Summary: If Bitcoin bulls can hold $65,000 it could be the market bottom, yet hedgers are panic buying protection

Published: 2 months and 1 day ago
Based on article from CryptoSlate

Bitcoin recently demonstrated a spirited rebound, climbing back towards the $65,000 mark after a period of downward pressure. This recovery has ignited discussions about a potential shift in market sentiment, driven primarily by a notable resurgence in U.S. spot Bitcoin ETF inflows. However, the path forward remains intricate, with underlying bearish sentiment in the options market and macroeconomic factors like evolving tariff policies casting a shadow of uncertainty over the rally's sustainability.

ETF Inflows Provide a Glimmer of Hope

After days of price slides and thinning liquidity, Bitcoin found its footing, largely thanks to a significant turnaround in U.S. spot Bitcoin ETF flows.

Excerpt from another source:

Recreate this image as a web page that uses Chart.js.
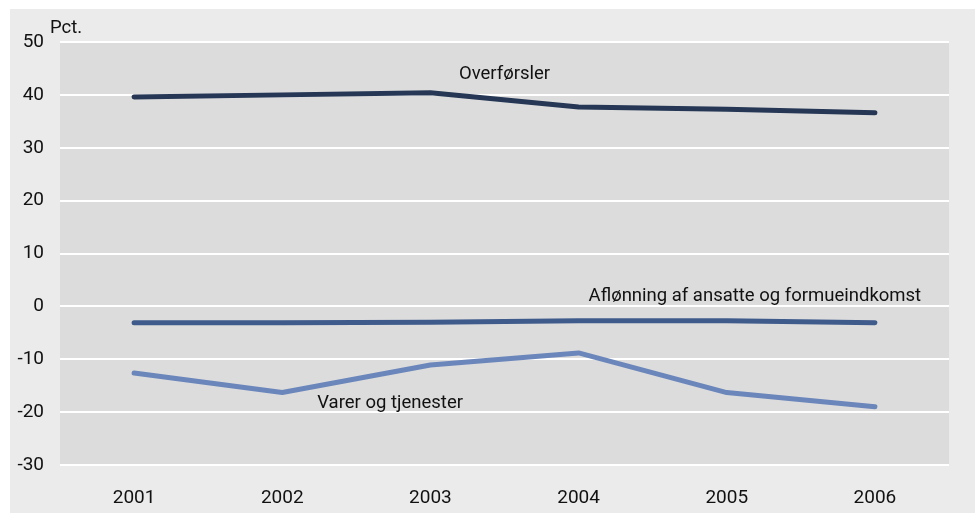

Tuesday witnessed a substantial net inflow of approximately $257.7 million, spearheaded by major players like IBIT, FBTC, and ARKB. This single green day was particularly impactful, interrupting a prolonged streak of outflows that had seen around $4.3 billion exit the wrapper over the past five weeks. While this marked a crucial moment, signaling renewed buying interest, it's essential to contextualize it within the broader narrative of year-to-date net selling. The market is now poised to see if this initial positive flow can translate into a sustained trend, or if it merely represents a temporary pause in a larger drawdown.

Beneath the Surface: Caution and Macro Headwinds

Despite the spot market's recovery, the options market tells a different story, revealing a distinct tilt towards caution. Volatility on Deribit has shifted significantly towards puts, with the 7-day put-call skew moving from -6% to -17% in just 24 hours. This indicates that traders are actively purchasing downside protection, suggesting a view that the rebound might be unstable. Compounding this underlying wariness are broader macroeconomic factors. The introduction of new global tariffs, with rates set to increase, has injected policy uncertainty and heightened risk aversion, creating a challenging backdrop for liquidity assets like Bitcoin. This environment means that while the market buys spot, it simultaneously hedges against potential future instability.

Charting Bitcoin's Potential Paths Forward

The current market dynamic presents three distinct paths for Bitcoin. The repair path hinges on persistent ETF inflows, allowing the price to consolidate above $65,000 and target higher resistance levels around $66,894 and $67,995. Conversely, the fade path would see ETF flows revert to outflows, deep negative skew persisting, and rallies meeting supply, ultimately pulling the price back towards the crucial $61,000 support. Lastly, a macro shock path could emerge if tariff uncertainty intensifies, widening spreads and thinning liquidity, potentially accelerating a descent towards the next acceptance zone near $56,048. The immediate challenge for Bitcoin is to prove that the wrapper can continue absorbing inventory while macro pressures keep risk appetite on a shorter leash, with the $61,000 shelf acting as critical support and $65,000 as the first repair rung.